Queen of the Silver Arrow
Acca has grown up fascinated by the story of the princess who was hurled across a river tied to a spear. She has wanted to be that princess from the age of five, learning to hunt because she did, listening to the stories and hanging on every word about her, beguiled by the legend.
Then she meets her in the flesh, and she is not what she expected at all.
This story, based on the writings of Virgil, fills in the gaps left by that ancient Roman poet, weaving a story that is as powerful now as it would have been when it was first written.
The themes in the book are quite adult in feel but written in a style that is easy to access and very easy to follow. As it is a children’s book, the characters are not fully explored, and yet there is enough in it for me to feel the prick of a tear at the end. Conundrums are presented, demanding thought from the reader before answers and explanations are offered, giving a surprisingly sophisticated conclusion to a story that jogs along quite prettily otherwise.

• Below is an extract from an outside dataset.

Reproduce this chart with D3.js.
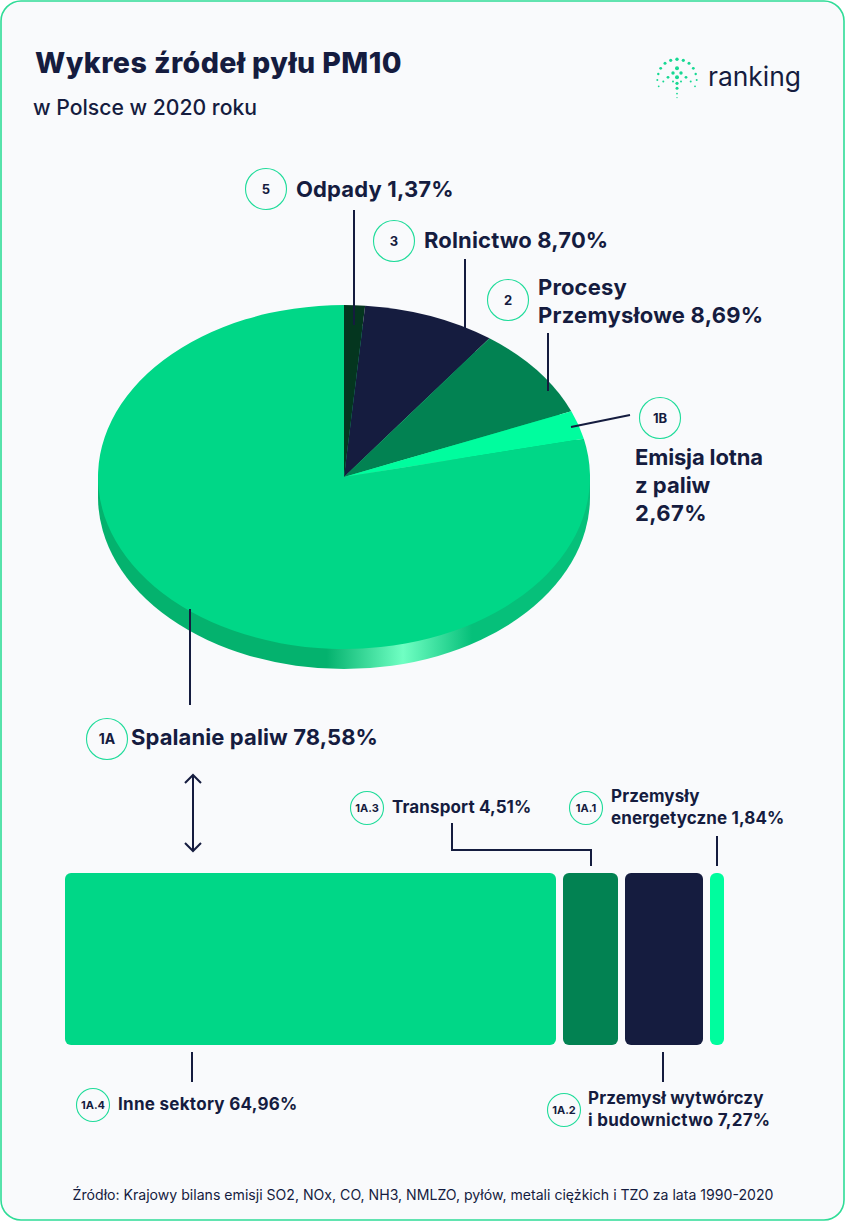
<!DOCTYPE html>
<html><head><meta charset="utf-8">
<script src="https://cdn.jsdelivr.net/npm/d3@7"></script>
<style>html,body{margin:0;padding:0;background:#fff}svg{display:block}text{font-family:Inter,sans-serif;fill:#151c3f}</style>
</head><body><div id="c"></div>
<script>
const pieCategories=["Odpady","Rolnictwo","Procesy Przemysłowe","Emisja lotna z paliw","Spalanie paliw"];
const pieValues=[1.37,8.70,8.69,2.67,78.58];
const pieColors=["#04361f","#151c3f","#028252","#00fd9e","#00d787"];
const barCategories=["Inne sektory","Transport","Przemysł wytwórczy i budownictwo","Przemysły energetyczne"];
const barValues=[64.96,4.51,7.27,1.84];
const barColors=["#00d787","#028252","#151c3f","#00fd9e"];

const W=845,H=1221;
const svg=d3.select("#c").append("svg").attr("width",W).attr("height",H);
const defs=svg.append("defs");
svg.append("rect").attr("x",1).attr("y",1).attr("width",W-2).attr("height",H-2).attr("rx",20)
 .attr("fill","#f9fafc").attr("stroke","#2fdc97").attr("stroke-width",1.6);

function txt(x,y,s,size,weight,anchor,ls){
 return svg.append("text").attr("x",x).attr("y",y).text(s).attr("font-size",size).attr("font-weight",weight||700)
  .attr("text-anchor",anchor||"start").attr("letter-spacing",ls||0);
}
txt(35,73,"Wykres źródeł pyłu PM10",28.6,800,"start",.42);
txt(33,115,"w Polsce w 2020 roku",21.2,500);
txt(423,1200,"Źródło: Krajowy bilans emisji SO2, NOx, CO, NH3, NMLZO, pyłów, metali ciężkich i TZO za lata 1990-2020",14.1,400,"middle").attr("fill","#3b4058");

// logo
const lg=svg.append("g");
const logoDots=[[0,0,1.7],[-6.3,1,1.6],[6.3,1,1.6],[-12,4,1.5],[12,4,1.5],[-16.3,9,1.4],[16.3,9,1.4],[-18.7,14.7,1.2],[18.7,14.7,1.2],[-19.7,20.7,1],[19.7,20.7,1],[-18.3,27,.9],[18,27,.9],
 [0,9,2],[-4,13.7,1.7],[4,13.7,1.7],[0,18,2],[-9,18,1.4],[9,18,1.4],[-13.7,22.3,1],[13.7,22.3,1],[-4,22.3,1],[4,22.3,1],[0,24,1.6],[0,29,1.5],[0,34.3,.9],[0,38.3,.7]];
lg.selectAll("circle").data(logoDots).join("circle").attr("cx",d=>677+d[0]).attr("cy",d=>59.3+d[1])
 .attr("r",d=>d[2]).attr("fill","#17d893");
txt(708,86,"ranking",26.4,400).attr("fill","#1e2547");

// pie
const cx=344,cy=477,rx=246,ry=172,depth=20;
const grad=defs.append("linearGradient").attr("id","side").attr("gradientUnits","userSpaceOnUse")
 .attr("x1",cx-rx).attr("x2",cx+rx).attr("y1",0).attr("y2",0);
[[0,"#04b26e"],[.465,"#04b26e"],[.62,"#70ffc3"],[.76,"#06c07a"],[1,"#06c07a"]].forEach(s=>grad.append("stop").attr("offset",s[0]).attr("stop-color",s[1]));
const pie=d3.pie().sort(null).value(d=>d);
const arcs=pie(pieValues);
const arc=d3.arc().innerRadius(0).outerRadius(rx);
svg.append("ellipse").attr("cx",cx).attr("cy",cy+depth).attr("rx",rx).attr("ry",ry).attr("fill","url(#side)");
svg.append("rect").attr("x",cx-rx).attr("y",cy).attr("width",2*rx).attr("height",depth).attr("fill","url(#side)");
svg.append("g").attr("transform",`translate(${cx},${cy}) scale(1,${ry/rx})`)
 .selectAll("path").data(arcs).join("path").attr("d",arc).attr("fill",(d,i)=>pieColors[i]);

// leaders
function line(pts,w){svg.append("path").attr("d",d3.line()(pts)).attr("fill","none").attr("stroke","#151c3f").attr("stroke-width",w||2);}
function badge(x,y,r,s,size){
 svg.append("circle").attr("cx",x).attr("cy",y).attr("r",r).attr("fill","none").attr("stroke","#1fdc9a").attr("stroke-width",1.1);
 txt(x,y+size*.36,s,size,700,"middle");
}
line([[354,210],[354,325]]);
line([[465,259],[465,328]]);
line([[548,333],[548,391]]);
line([[571,427],[630,415]]);
line([[190,609],[190,705]]);
badge(266,189,20.5,"5",13);
badge(394,241,20.5,"3",13);
badge(508,300,20.5,"2",13);
badge(660,418,20.5,"1B",13);
badge(107,739,20.5,"1A",14);
const lab=22,ls1=.15;
txt(296,197,"Odpady 1,37%",lab,700,"start",ls1);
txt(424,248,"Rolnictwo 8,70%",lab,700,"start",ls1);
txt(538,295,"Procesy",lab,700,"start",ls1);
txt(538,323,"Przemysłowe 8,69%",lab,700,"start",.25);
txt(635,465,"Emisja lotna",lab,700,"start",-.15);
txt(635,493,"z paliw",lab,700,"start",0);
txt(635,521,"2,67%",lab,700,"start",.4);
txt(131,745,"Spalanie paliw 78,58%",lab,700,"start",.1);

// double arrow
line([[193,776],[193,850]],2);
line([[185,783],[193,775],[201,783]],2);
line([[185,843],[193,851],[201,843]],2);

// bar: the reference does not draw widths proportionally, so the scale is piecewise
const x=d3.scaleLinear().domain([0,1.84,4.51,7.27,64.96]).range([0,14,55,78,491]);
const gap=7,bx0=65,by=873,bh=172;
let cum=bx0;
const bars=barValues.map(v=>{const o={v,x:cum,w:x(v)};cum+=x(v)+gap;return o;});
svg.append("g").selectAll("rect").data(bars).join("rect").attr("x",d=>d.x).attr("y",by).attr("width",d=>d.w).attr("height",bh)
 .attr("rx",d=>Math.min(6,d.w/2)).attr("fill",(d,i)=>barColors[i]);

line([[452,823],[452,850],[591,850],[591,866]]);
line([[717,836],[717,866]]);
line([[192,1052],[192,1082]]);
line([[663,1052],[663,1082]]);
badge(367,808,16.5,"1A.3",11);
badge(586,808,16.5,"1A.1",11);
badge(93,1105,16.5,"1A.4",11);
badge(564,1110,16.5,"1A.2",11);
const lab2=17,ls2=.12;
txt(392,813,"Transport 4,51%",lab2,700,"start",ls2);
txt(611,802,"Przemysły",lab2,700,"start",ls2);
txt(611,824,"energetyczne 1,84%",lab2,700,"start",ls2);
txt(118,1110,"Inne sektory 64,96%",lab2,700,"start",.28);
txt(588,1104,"Przemysł wytwórczy",lab2,700,"start",ls2);
txt(588,1126,"i budownictwo 7,27%",lab2,700,"start",.28);
</script></body></html>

This is a slim volume formatted to be read by children and reluctant teens, laid out to be easier to read, to follow the flow of words and not get lost in a sea of print. It feels robust in the hand, enough to weather the average child. It does not shy from the unpleasant and there is little gloss on traumatic events. And yet it is not so stark that younger readers would be frightened by it. It is marketed as a ‘teen’ book but I do believe that pre-teen readers will find it easy to approach, and thus a satisfying experience.